Dataset rows
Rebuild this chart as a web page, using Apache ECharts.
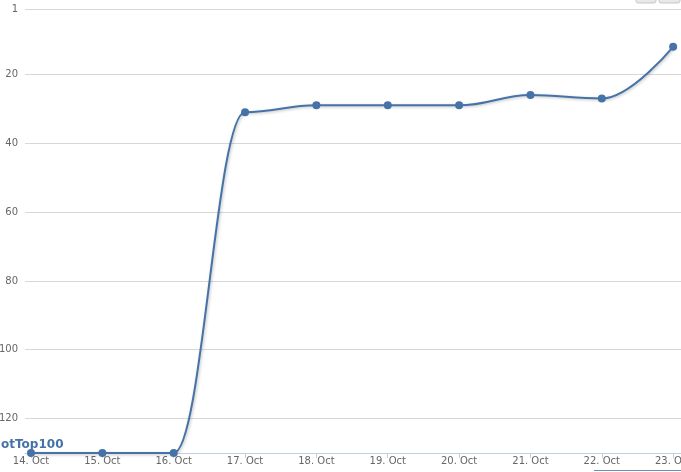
<!DOCTYPE html>
<html>
<head>
<meta charset="utf-8">
<script src="https://cdn.jsdelivr.net/npm/echarts@6/dist/echarts.min.js"></script>
<style>html,body{margin:0;padding:0;background:#fff}#c{width:681px;height:472px}</style>
</head>
<body>
<div id="c"></div>
<script>
const categories = ['14. Oct','15. Oct','16. Oct','17. Oct','18. Oct','19. Oct','20. Oct','21. Oct','22. Oct','23. Oct'];
const ranks = [130, 130, 130, 31, 29, 29, 29, 26, 27, 12];
const yTicks = [1, 20, 40, 60, 80, 100, 120];
const bandLabel = 'NotTop100';

const chart = echarts.init(document.getElementById('c'), null, {renderer: 'canvas'});
const idx = categories.map((_, i) => i);
const fontFam = '"DejaVu Sans", Verdana, sans-serif';
chart.setOption({
  animation: false,
  grid: {left: 25, right: 0, top: 9, bottom: 19, containLabel: false, outerBoundsMode: 'none'},
  xAxis: {
    type: 'value',
    min: -0.084, max: 9.11,
    axisLine: {show: true, lineStyle: {color: '#C0D0E0', width: 1}},
    axisTick: {show: true, customValues: idx, length: 5, inside: false, lineStyle: {color: '#C0D0E0'}},
    axisLabel: {customValues: idx, formatter: v => categories[Math.round(v)], color: '#666', fontSize: 10, fontFamily: fontFam, margin: 3},
    splitLine: {show: false}
  },
  yAxis: {
    type: 'value',
    inverse: true,
    min: 1, max: 130,
    axisLine: {show: false},
    axisTick: {show: false, customValues: yTicks},
    axisLabel: {customValues: yTicks, color: '#666', fontSize: 10, fontFamily: fontFam, margin: 7},
    splitLine: {show: true, lineStyle: {color: '#D8D8D8', width: 1}}
  },
  series: [{
    type: 'line',
    data: ranks.map((r, i) => [i, r]),
    smooth: 0.4,
    smoothMonotone: 'x',
    symbol: 'circle',
    symbolSize: 8,
    itemStyle: {color: '#4572A7'},
    lineStyle: {color: '#4572A7', width: 2, shadowColor: 'rgba(0,0,0,0.25)', shadowBlur: 3, shadowOffsetX: 1, shadowOffsetY: 1},
    clip: false
  }],
  graphic: [
    {type: 'text', x: -9, y: 439, style: {text: bandLabel, fill: '#4572A7', font: 'bold 12px ' + fontFam}, z: 10},
    {type: 'rect', shape: {x: 636, y: -4, width: 20, height: 7, r: 2}, style: {fill: '#E8E8E8', stroke: '#C8C8C8', lineWidth: 1}},
    {type: 'rect', shape: {x: 659, y: -4, width: 21, height: 7, r: 2}, style: {fill: '#E8E8E8', stroke: '#C8C8C8', lineWidth: 1}},
    {type: 'line', shape: {x1: 594, y1: 470.5, x2: 681, y2: 470.5}, style: {stroke: '#6F8DB5', lineWidth: 1}}
  ]
});
</script>
</body>
</html>
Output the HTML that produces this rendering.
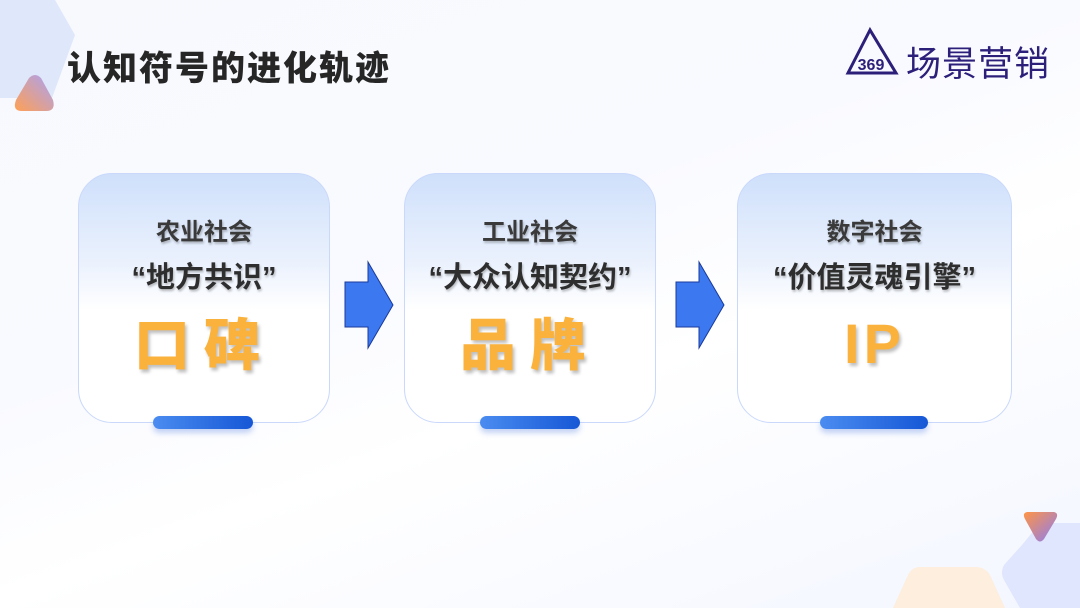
<!DOCTYPE html>
<html><head><meta charset="utf-8"><style>
body{margin:0;width:1080px;height:608px;overflow:hidden;position:relative;font-family:"Liberation Sans","Noto Sans CJK SC",sans-serif;background:linear-gradient(160deg,#f8f9fd 0%,#f9faff 40%,#ffffff 60%,#f3f6ff 100%);}
.abs{position:absolute}
.card{position:absolute;top:173px;height:250px;border-radius:34px;border:1px solid #c9d8fb;background:linear-gradient(180deg,#cfe0fb 0%,#eaf1fd 35%,#ffffff 55%,#ffffff 100%);box-sizing:border-box;text-align:center}
.l1{position:absolute;left:0;right:0;top:38px;font-size:24px;font-weight:bold;color:#3a3a3a;text-shadow:1px 2px 2px rgba(0,0,0,.25)}
.l2{position:absolute;left:0;right:0;top:80px;font-size:29px;font-weight:bold;color:#2e2e2e;text-shadow:1px 2px 2px rgba(0,0,0,.25)}
.big{position:absolute;left:0;right:0;top:127px;font-size:56px;font-weight:900;color:#fbb23d;letter-spacing:14px;text-shadow:2px 3px 3px rgba(0,0,0,.25)}
.bar{position:absolute;top:416px;height:13px;border-radius:7px;background:linear-gradient(90deg,#4a8cf0,#1657d6);box-shadow:0 4px 6px rgba(60,110,220,.3)}
</style></head><body>
<svg class="abs" style="left:0;top:0" width="1080" height="608">
<defs>
<linearGradient id="g1" x1="0" y1="1" x2="1" y2="0"><stop offset="0" stop-color="#ff9f55"/><stop offset="1" stop-color="#a9a2f5"/></linearGradient>
<linearGradient id="g2" x1="0" y1="0" x2="1" y2="1"><stop offset="0" stop-color="#ff9445"/><stop offset="1" stop-color="#8c7cf3"/></linearGradient>
</defs>
<polygon points="0,0 55,0 75,35 52,98 0,98" fill="#dfe7fb"/>
<path d="M29,78 Q35,72 41,78 L53,100 Q56,111 46,111 L22,111 Q12,111 16,100 Z" fill="url(#g1)"/>
<path d="M1022,545 L1040,523 L1080,523 L1080,608 L1020,608 L1004,580 Q1000,573 1004,565 Z" fill="#dfe6fd"/>
<path d="M1027,512 L1054,512 Q1059,513 1056,519 L1044,539 Q1040,544 1036,539 L1025,519 Q1022,513 1027,512Z" fill="url(#g2)"/>
<path d="M920,567 L975,567 Q985,567 990,575 L1005,608 L893,608 L908,575 Q912,567 920,567Z" fill="#fdeedd"/>
<polygon points="345,282 368,282 368,262 393,305 368,348 368,327 345,327" fill="#3c78f0" stroke="#1a3a9a" stroke-width="1"/>
<polygon points="676,282 699,282 699,262 724,305 699,348 699,327 676,327" fill="#3c78f0" stroke="#1a3a9a" stroke-width="1"/>
<path d="M870,30 L848,73 L896,73 Z" stroke="#2c1f7a" stroke-width="3" fill="none"/>
<text x="871" y="70" font-size="16" font-weight="bold" fill="#2c1f7a" text-anchor="middle" font-family="Liberation Sans">369</text>
</svg>
<div class="abs" style="left:67px;top:41px;font-size:34px;font-weight:900;color:#262626;letter-spacing:2px">认知符号的进化轨迹</div>
<div class="abs" style="left:906px;top:36px;font-size:35px;color:#2c1f7a;letter-spacing:1px">场景营销</div>
<div class="card" style="left:78px;width:252px"><div class="l1">农业社会</div><div class="l2">“地方共识”</div><div class="big">口碑</div></div>
<div class="card" style="left:404px;width:252px"><div class="l1">工业社会</div><div class="l2">“大众认知契约”</div><div class="big">品牌</div></div>
<div class="card" style="left:737px;width:275px"><div class="l1">数字社会</div><div class="l2">“价值灵魂引擎”</div><div class="big" style="letter-spacing:4px;top:137px">IP</div></div>
<div class="bar" style="left:153px;width:100px"></div>
<div class="bar" style="left:480px;width:100px"></div>
<div class="bar" style="left:820px;width:108px"></div>
</body></html>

# [Problem to solve]
Copy each line of the records precisely and drop any images they hold.

# [Result of this exercise]
Rebuild this chart as a web page, using Apache ECharts.
<!DOCTYPE html>
<html>
<head>
<meta charset="utf-8">
<script src="https://cdn.jsdelivr.net/npm/echarts@6/dist/echarts.min.js"></script>
<style>html,body{margin:0;padding:0;background:#fff}#c{width:681px;height:472px}</style>
</head>
<body>
<div id="c"></div>
<script>
const categories = ['14. Oct','15. Oct','16. Oct','17. Oct','18. Oct','19. Oct','20. Oct','21. Oct','22. Oct','23. Oct'];
const ranks = [130, 130, 130, 31, 29, 29, 29, 26, 27, 12];
const yTicks = [1, 20, 40, 60, 80, 100, 120];
const bandLabel = 'NotTop100';

const chart = echarts.init(document.getElementById('c'), null, {renderer: 'canvas'});
const idx = categories.map((_, i) => i);
const fontFam = '"DejaVu Sans", Verdana, sans-serif';
chart.setOption({
  animation: false,
  grid: {left: 25, right: 0, top: 9, bottom: 19, containLabel: false, outerBoundsMode: 'none'},
  xAxis: {
    type: 'value',
    min: -0.084, max: 9.11,
    axisLine: {show: true, lineStyle: {color: '#C0D0E0', width: 1}},
    axisTick: {show: true, customValues: idx, length: 5, inside: false, lineStyle: {color: '#C0D0E0'}},
    axisLabel: {customValues: idx, formatter: v => categories[Math.round(v)], color: '#666', fontSize: 10, fontFamily: fontFam, margin: 3},
    splitLine: {show: false}
  },
  yAxis: {
    type: 'value',
    inverse: true,
    min: 1, max: 130,
    axisLine: {show: false},
    axisTick: {show: false, customValues: yTicks},
    axisLabel: {customValues: yTicks, color: '#666', fontSize: 10, fontFamily: fontFam, margin: 7},
    splitLine: {show: true, lineStyle: {color: '#D8D8D8', width: 1}}
  },
  series: [{
    type: 'line',
    data: ranks.map((r, i) => [i, r]),
    smooth: 0.4,
    smoothMonotone: 'x',
    symbol: 'circle',
    symbolSize: 8,
    itemStyle: {color: '#4572A7'},
    lineStyle: {color: '#4572A7', width: 2, shadowColor: 'rgba(0,0,0,0.25)', shadowBlur: 3, shadowOffsetX: 1, shadowOffsetY: 1},
    clip: false
  }],
  graphic: [
    {type: 'text', x: -9, y: 439, style: {text: bandLabel, fill: '#4572A7', font: 'bold 12px ' + fontFam}, z: 10},
    {type: 'rect', shape: {x: 636, y: -4, width: 20, height: 7, r: 2}, style: {fill: '#E8E8E8', stroke: '#C8C8C8', lineWidth: 1}},
    {type: 'rect', shape: {x: 659, y: -4, width: 21, height: 7, r: 2}, style: {fill: '#E8E8E8', stroke: '#C8C8C8', lineWidth: 1}},
    {type: 'line', shape: {x1: 594, y1: 470.5, x2: 681, y2: 470.5}, style: {stroke: '#6F8DB5', lineWidth: 1}}
  ]
});
</script>
</body>
</html>
Output the HTML that produces this rendering.
<!DOCTYPE html>
<html><head><meta charset="utf-8"><style>
body{margin:0;width:1080px;height:608px;overflow:hidden;position:relative;font-family:"Liberation Sans","Noto Sans CJK SC",sans-serif;background:linear-gradient(160deg,#f8f9fd 0%,#f9faff 40%,#ffffff 60%,#f3f6ff 100%);}
.abs{position:absolute}
.card{position:absolute;top:173px;height:250px;border-radius:34px;border:1px solid #c9d8fb;background:linear-gradient(180deg,#cfe0fb 0%,#eaf1fd 35%,#ffffff 55%,#ffffff 100%);box-sizing:border-box;text-align:center}
.l1{position:absolute;left:0;right:0;top:38px;font-size:24px;font-weight:bold;color:#3a3a3a;text-shadow:1px 2px 2px rgba(0,0,0,.25)}
.l2{position:absolute;left:0;right:0;top:80px;font-size:29px;font-weight:bold;color:#2e2e2e;text-shadow:1px 2px 2px rgba(0,0,0,.25)}
.big{position:absolute;left:0;right:0;top:127px;font-size:56px;font-weight:900;color:#fbb23d;letter-spacing:14px;text-shadow:2px 3px 3px rgba(0,0,0,.25)}
.bar{position:absolute;top:416px;height:13px;border-radius:7px;background:linear-gradient(90deg,#4a8cf0,#1657d6);box-shadow:0 4px 6px rgba(60,110,220,.3)}
</style></head><body>
<svg class="abs" style="left:0;top:0" width="1080" height="608">
<defs>
<linearGradient id="g1" x1="0" y1="1" x2="1" y2="0"><stop offset="0" stop-color="#ff9f55"/><stop offset="1" stop-color="#a9a2f5"/></linearGradient>
<linearGradient id="g2" x1="0" y1="0" x2="1" y2="1"><stop offset="0" stop-color="#ff9445"/><stop offset="1" stop-color="#8c7cf3"/></linearGradient>
</defs>
<polygon points="0,0 55,0 75,35 52,98 0,98" fill="#dfe7fb"/>
<path d="M29,78 Q35,72 41,78 L53,100 Q56,111 46,111 L22,111 Q12,111 16,100 Z" fill="url(#g1)"/>
<path d="M1022,545 L1040,523 L1080,523 L1080,608 L1020,608 L1004,580 Q1000,573 1004,565 Z" fill="#dfe6fd"/>
<path d="M1027,512 L1054,512 Q1059,513 1056,519 L1044,539 Q1040,544 1036,539 L1025,519 Q1022,513 1027,512Z" fill="url(#g2)"/>
<path d="M920,567 L975,567 Q985,567 990,575 L1005,608 L893,608 L908,575 Q912,567 920,567Z" fill="#fdeedd"/>
<polygon points="345,282 368,282 368,262 393,305 368,348 368,327 345,327" fill="#3c78f0" stroke="#1a3a9a" stroke-width="1"/>
<polygon points="676,282 699,282 699,262 724,305 699,348 699,327 676,327" fill="#3c78f0" stroke="#1a3a9a" stroke-width="1"/>
<path d="M870,30 L848,73 L896,73 Z" stroke="#2c1f7a" stroke-width="3" fill="none"/>
<text x="871" y="70" font-size="16" font-weight="bold" fill="#2c1f7a" text-anchor="middle" font-family="Liberation Sans">369</text>
</svg>
<div class="abs" style="left:67px;top:41px;font-size:34px;font-weight:900;color:#262626;letter-spacing:2px">认知符号的进化轨迹</div>
<div class="abs" style="left:906px;top:36px;font-size:35px;color:#2c1f7a;letter-spacing:1px">场景营销</div>
<div class="card" style="left:78px;width:252px"><div class="l1">农业社会</div><div class="l2">“地方共识”</div><div class="big">口碑</div></div>
<div class="card" style="left:404px;width:252px"><div class="l1">工业社会</div><div class="l2">“大众认知契约”</div><div class="big">品牌</div></div>
<div class="card" style="left:737px;width:275px"><div class="l1">数字社会</div><div class="l2">“价值灵魂引擎”</div><div class="big" style="letter-spacing:4px;top:137px">IP</div></div>
<div class="bar" style="left:153px;width:100px"></div>
<div class="bar" style="left:480px;width:100px"></div>
<div class="bar" style="left:820px;width:108px"></div>
</body></html>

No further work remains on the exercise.